978-1-5090-6122-8/16/$31.00 ©2016 IEEE
A Comprehensive Study and Performance Based
Evaluation on Routing Protocols of WiMAX
Farzana Shabnam
*
, Aparna Saha, Rifat Binte Sobhan, Tanmoy Debnath
Department of Electrical & Electronic Engineering, BRAC University
Dhaka, Bangladesh
fshabnam@bracu.ac.bd
Abstract— Worldwide Interoperability for Microwave Access
(WiMAX) technology is a subdivision of the vast field of wireless
communications, which breaks the restrictions of DSL, cable-
modem or T1 infrastructure based wire line of our broadband
Internet connections [1]. Wireless networking has become an
important area of research in academic and industry. The four
high-speed intensive applications such as high-speed data, video,
voice and streaming media are being served properly by the
WiMAX network, which overcomes the term digital divide. It
has a number of spearhead applications with at-home and
dynamic internet accessibility along with large geographical
coverage and relatively low expense to pursuit. Routing
overhead, unidirectional link support, delay, throughput, QoS
support and multicast are the analysable terms by whom we can
define the WiMAX protocols. To attain best use of this
technology selection of suitable protocol is very important. In our
paper, most imperative protocols of 802.16 WiMAX network
called AODV, DSDV and OLSR is ventilated as well as further
criticized in accordance with their performance on WiMAX
where AODV is a reactive (on demand) protocol and both DSDV
and OLSR are proactive.
I. INTRODUCTION
Broadband wireless access (BWA) is known as favourable
salvation for ‘last mile’ access technology over cable–modem
based connection and IEEE802.16 standard WiMAX serves
BWA with a large geographical area, a huge quantity of
subscriber and most importantly with maximum possible
speed at the same time [1]. WiMAX towers established in
different locations of the community consisting of transmitter
and receiver, in short transceivers. WiMAX signal are sent
back and forth to the towers which are connected to other n
th
devices like computer, mobiles anything that can receive
ethernet connection like routers. Further, WiMAX has come
to every one of us with many possibilities of using Internet in
a cost effective way at the same time having a better Internet
experience than the previous DSL, T1 or cable-modem
oriented broadband Internet connections. Other great thing
about WiMAX is the standard called the mobile WiMAx. By
this facility, people on motion can get the access to the same
WiMAX connection of intended towers that they all put
together in mesh format. WiMAX actually fill in the gaped
what we actually have in the DSL, cable and T-1. It also
features with a minimum overhead for transmitting data,
connection oriented wide area network, huge bandwidth,
channel capacity with at most one hundred users with
promising connection speed [2]. In addition to that, large
ecosystem, low IPR cost, low cost devices, wireless link with
microwave, licensed spectrum and point-to-point (P2MP)
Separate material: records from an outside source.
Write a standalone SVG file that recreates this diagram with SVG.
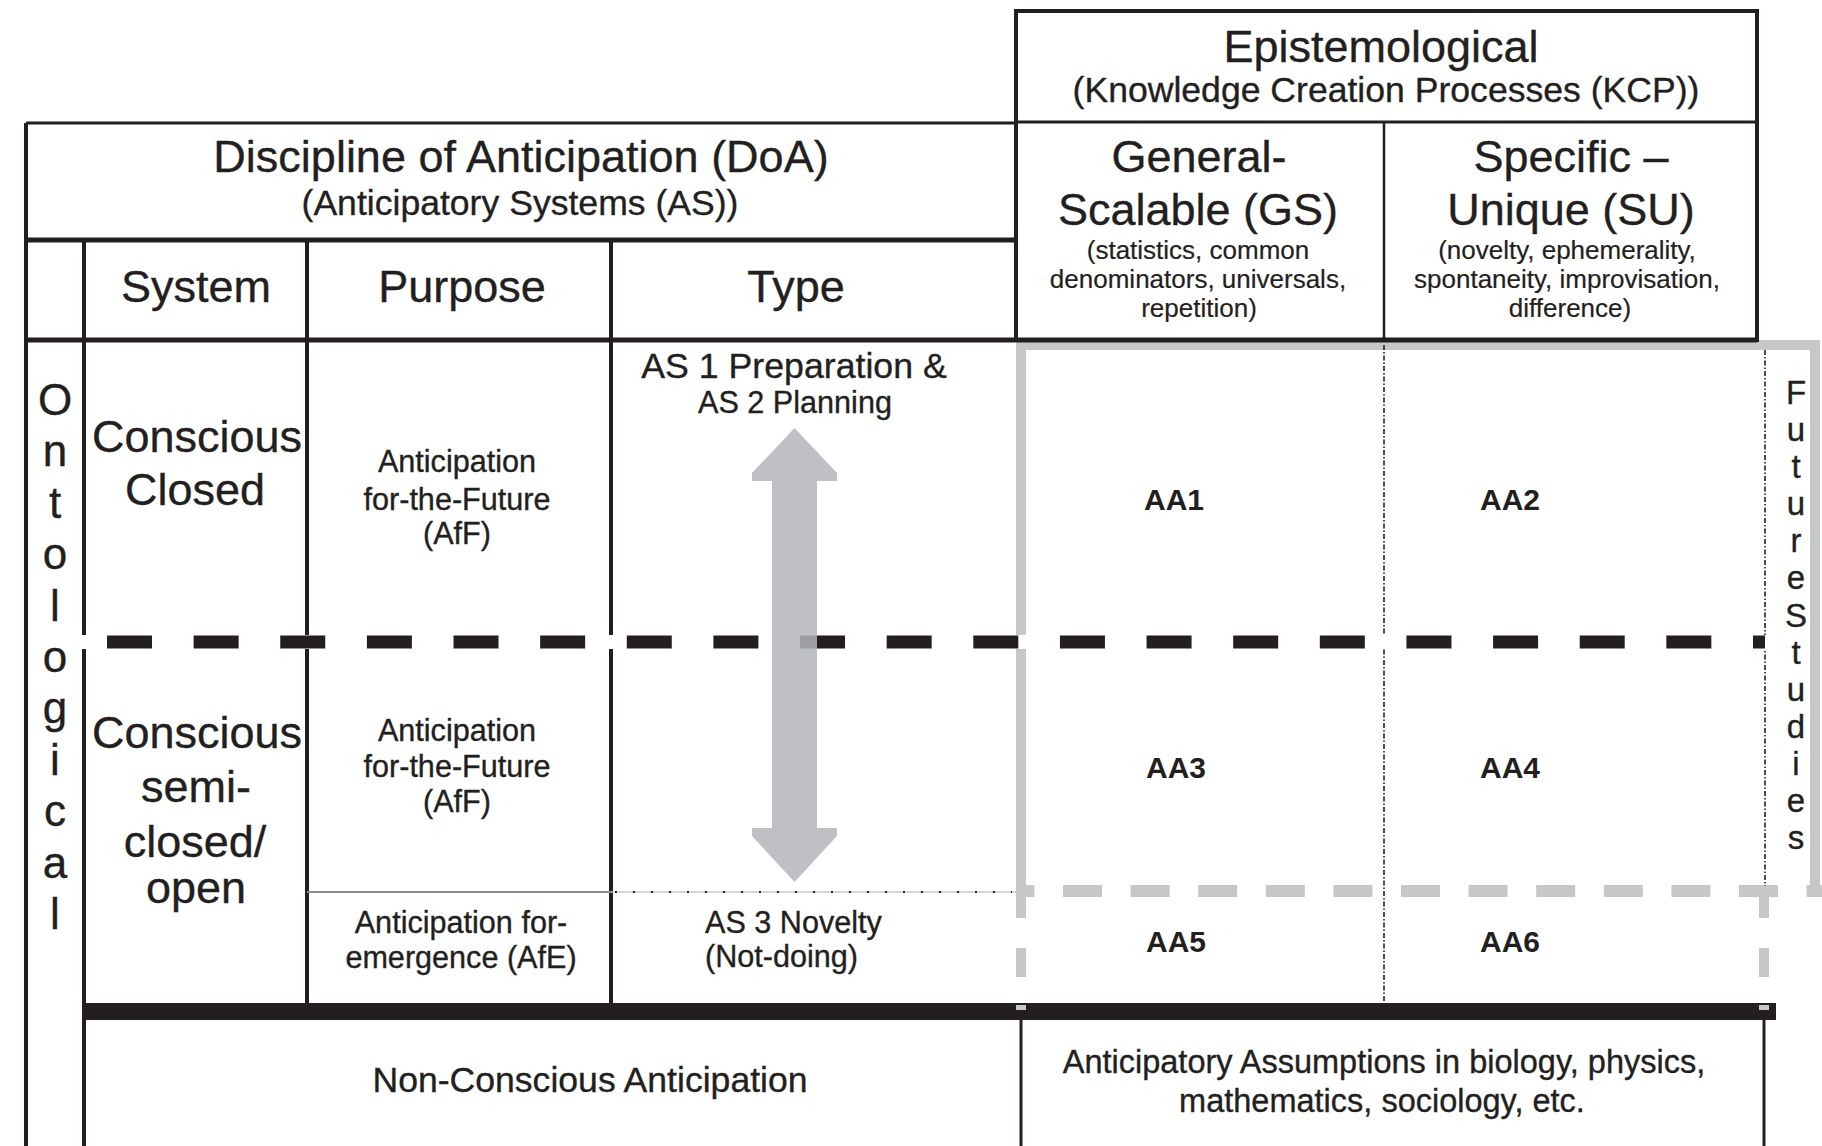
<svg xmlns="http://www.w3.org/2000/svg" width="1822" height="1146" viewBox="0 0 1822 1146">
<style>
.ln{stroke:#231f20;fill:none}
.gr{stroke:#c6c7c9;fill:none}
.t{font-family:"Liberation Sans",Arial,Helvetica,sans-serif;fill:#231f20;text-anchor:middle;stroke:#231f20;stroke-width:0.35px}
.h1{font-size:45px}
.h2{font-size:35.6px}
.s{font-size:26px;stroke-width:0.2px}
.m{font-size:30.6px}
.aa{font-size:30px;font-weight:bold;stroke-width:0}
.v1{font-size:44px}
.v2{font-size:33px}
.b{font-size:32.5px}
.st{text-anchor:start}
</style>
<rect x="0" y="0" width="1822" height="1146" fill="#ffffff"/>

<!-- gray frame (FutureStudies area) -->
<g id="futures-frame">
  <path class="gr" d="M1021,891 V345 H1815 V891" stroke-width="10"/>
  <line class="gr" x1="1016" y1="891" x2="1822" y2="891" stroke-width="12" stroke-dasharray="39 28.6" stroke-dashoffset="20.6"/>
  <line class="gr" x1="1021" y1="886" x2="1021" y2="918" stroke-width="10"/>
  <line class="gr" x1="1021" y1="948" x2="1021" y2="977" stroke-width="10"/>
  <line class="gr" x1="1764" y1="886" x2="1764" y2="918" stroke-width="10"/>
  <line class="gr" x1="1764" y1="948" x2="1764" y2="977" stroke-width="10"/>
  <line class="gr" x1="1740" y1="891" x2="1778" y2="891" stroke-width="12"/>
</g>

<!-- table grid -->
<g id="grid">
  <rect class="ln" x="1016" y="11" width="741" height="329" stroke-width="4"/>
  <line class="ln" x1="1016" y1="122" x2="1757" y2="122" stroke-width="3"/>
  <line class="ln" x1="1384" y1="122" x2="1384" y2="340" stroke-width="2.5"/>
  <line class="ln" x1="26" y1="123" x2="1016" y2="123" stroke-width="3"/>
  <line class="ln" x1="26" y1="123" x2="26" y2="1146" stroke-width="4"/>
  <line class="ln" x1="26" y1="240" x2="1016" y2="240" stroke-width="5"/>
  <line class="ln" x1="26" y1="340" x2="1757" y2="340" stroke-width="5"/>
  <line class="ln" x1="84" y1="240" x2="84" y2="1146" stroke-width="4"/>
  <line class="ln" x1="307" y1="240" x2="307" y2="1003" stroke-width="4"/>
  <line class="ln" x1="611" y1="240" x2="611" y2="1003" stroke-width="4"/>
  <line x1="307" y1="892" x2="611" y2="892" stroke="#8a8b8d" stroke-width="2"/>
  <line x1="611" y1="892" x2="1016" y2="892" stroke="#c9cacc" stroke-width="1.5"/>
  <line x1="615" y1="892" x2="1012" y2="892" stroke="#231f20" stroke-width="2" stroke-dasharray="2 16"/>
  <line class="ln" x1="1384" y1="345" x2="1384" y2="1003" stroke-width="1.6" stroke-dasharray="5 2 1.5 2"/>
  <line class="ln" x1="1765" y1="350" x2="1765" y2="886" stroke-width="1.6" stroke-dasharray="5 2 1.5 2"/>
  <rect x="84" y="1003" width="1692" height="17" fill="#231f20"/>
  <rect x="1016" y="1005" width="10" height="5" fill="#c6c7c9"/>
  <rect x="1759" y="1005" width="10" height="5" fill="#c6c7c9"/>
  <line class="ln" x1="1021" y1="1020" x2="1021" y2="1146" stroke-width="3"/>
  <line class="ln" x1="1764" y1="1020" x2="1764" y2="1146" stroke-width="3"/>
  <!-- dashed boundary between closed and semi-closed -->
  <line x1="80" y1="642" x2="1770" y2="642" stroke="#ffffff" stroke-width="14"/>
  <line x1="107" y1="642" x2="1765" y2="642" stroke="#231f20" stroke-width="13" stroke-dasharray="45 41.63"/>
</g>

<g id="connectors">
  <polygon points="794.5,428 837,473 837,481 817,481 817,828 837,828 837,836 794.5,882 752,836 752,828 772,828 772,481 752,481 752,473" fill="#b4b5b8" fill-opacity="0.85"/>
</g>

<g id="epistemological-header">
  <text class="t h1" x="1381" y="62">Epistemological</text>
  <text class="t h2" x="1386" y="102">(Knowledge Creation Processes (KCP))</text>
</g>
<g id="gs-header">
  <text class="t h1" x="1199" y="172">General-</text>
  <text class="t h1" x="1198" y="225">Scalable (GS)</text>
  <text class="t s" x="1198" y="259">(statistics, common</text>
  <text class="t s" x="1198" y="288">denominators, universals,</text>
  <text class="t s" x="1199" y="317">repetition)</text>
</g>
<g id="su-header">
  <text class="t h1" x="1571" y="172">Specific –</text>
  <text class="t h1" x="1571" y="225">Unique (SU)</text>
  <text class="t s" x="1567" y="259">(novelty, ephemerality,</text>
  <text class="t s" x="1567" y="288">spontaneity, improvisation,</text>
  <text class="t s" x="1570" y="317">difference)</text>
</g>
<g id="doa-header">
  <text class="t h1" x="521" y="172">Discipline of Anticipation (DoA)</text>
  <text class="t h2" x="520" y="215">(Anticipatory Systems (AS))</text>
</g>
<g id="col-system"><text class="t h1" x="196" y="302">System</text></g>
<g id="col-purpose"><text class="t h1" x="462" y="302">Purpose</text></g>
<g id="col-type"><text class="t h1" x="796" y="302">Type</text></g>

<g id="ontological">
  <text class="t v1"><tspan x="55" y="415">O</tspan><tspan x="55" y="466.4">n</tspan><tspan x="55" y="517.8">t</tspan><tspan x="55" y="569.2">o</tspan><tspan x="55" y="620.6">l</tspan><tspan x="55" y="672">o</tspan><tspan x="55" y="723.4">g</tspan><tspan x="55" y="774.8">i</tspan><tspan x="55" y="826.2">c</tspan><tspan x="55" y="877.6">a</tspan><tspan x="55" y="929">l</tspan></text>
</g>

<g id="sys-closed">
  <text class="t h1" x="197" y="452">Conscious</text>
  <text class="t h1" x="195" y="505">Closed</text>
</g>
<g id="sys-semi">
  <text class="t h1" x="197" y="748">Conscious</text>
  <text class="t h1" x="196" y="802">semi-</text>
  <text class="t h1" x="195" y="857">closed/</text>
  <text class="t h1" x="196" y="903">open</text>
</g>
<g id="purpose-aff-1">
  <text class="t m" x="457" y="472">Anticipation</text>
  <text class="t m" x="457" y="510">for-the-Future</text>
  <text class="t m" x="457" y="544">(AfF)</text>
</g>
<g id="purpose-aff-2">
  <text class="t m" x="457" y="741">Anticipation</text>
  <text class="t m" x="457" y="777">for-the-Future</text>
  <text class="t m" x="457" y="812">(AfF)</text>
</g>
<g id="purpose-afe">
  <text class="t m" x="461" y="933">Anticipation for-</text>
  <text class="t m" x="461" y="968">emergence (AfE)</text>
</g>
<g id="type-as12">
  <text class="t" x="794" y="378" font-size="35.7px">AS 1 Preparation &amp;</text>
  <text class="t m" x="795" y="413">AS 2 Planning</text>
</g>
<g id="type-as3">
  <text class="t m st" x="705" y="933">AS 3 Novelty</text>
  <text class="t m st" x="705" y="967">(Not-doing)</text>
</g>

<g id="aa1"><text class="t aa" x="1174" y="510">AA1</text></g>
<g id="aa2"><text class="t aa" x="1510" y="510">AA2</text></g>
<g id="aa3"><text class="t aa" x="1176" y="778">AA3</text></g>
<g id="aa4"><text class="t aa" x="1510" y="778">AA4</text></g>
<g id="aa5"><text class="t aa" x="1176" y="952">AA5</text></g>
<g id="aa6"><text class="t aa" x="1510" y="952">AA6</text></g>

<g id="futurestudies">
  <text class="t v2"><tspan x="1796" y="404">F</tspan><tspan x="1796" y="441.1">u</tspan><tspan x="1796" y="478.2">t</tspan><tspan x="1796" y="515.2">u</tspan><tspan x="1796" y="552.3">r</tspan><tspan x="1796" y="589.4">e</tspan><tspan x="1796" y="626.5">S</tspan><tspan x="1796" y="663.6">t</tspan><tspan x="1796" y="700.6">u</tspan><tspan x="1796" y="737.7">d</tspan><tspan x="1796" y="774.8">i</tspan><tspan x="1796" y="811.9">e</tspan><tspan x="1796" y="849">s</tspan></text>
</g>

<g id="non-conscious">
  <text class="t h2" x="590" y="1092">Non-Conscious Anticipation</text>
</g>
<g id="assumptions">
  <text class="t b" x="1384" y="1073">Anticipatory Assumptions in biology, physics,</text>
  <text class="t b" x="1382" y="1112">mathematics, sociology, etc.</text>
</g>
</svg>
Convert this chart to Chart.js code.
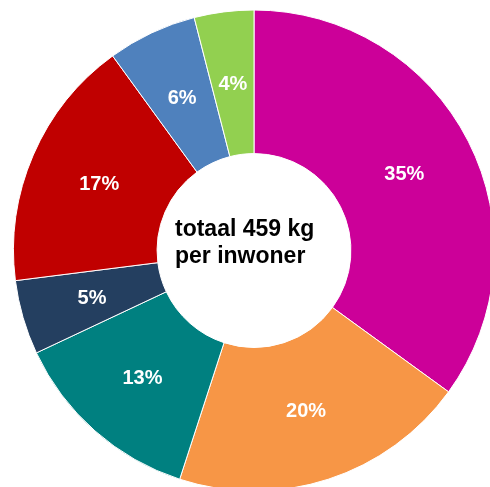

architecture are the advantages owe by WiMAX. It was
initially designed to achieve 30 to 40 megabyte per second
data rates where in 2011 it speeded up to 1Gbit/second.
Different protocols of WiMAX are serving different criteria of
wireless connections accordingly to improve the routing
efficiency and it is required to select a suitable protocol,
which will reduce the routing overhead due to rerouting
instability problem. The WiMAX protocols are AODV, DSR,
DSDV, OLSR, ZRP, LAR, LANMAR, STAR, DYMO,
PAODV, CBRP, TORA, ODMRP, CAMP, and CBT so on [1].
Among them, we have selected three routing protocols named
AODV, DSDV, OLSR to analyse the few categories like
routing overhead, throughput, multicast route, delay etc.
In the section (II), the subsections A, B and C describe the
routing mechanism, discovery and maintenance of three
different routing protocol: AODV, DSDV and OLSR.
In the following section (III), the factors of analysis are
described such as routing overhead process, unidirectional
link support, average delay, throughput, QoS support,
multicast and reactivity based on which preferable routing
protocol should be chosen. At the very last before we
conclude in section (IV), a performance comparison between
the protocols AODV, DSDV and OLSR is elucidated along
with a table. Finally, in section (V), we conclude our paper.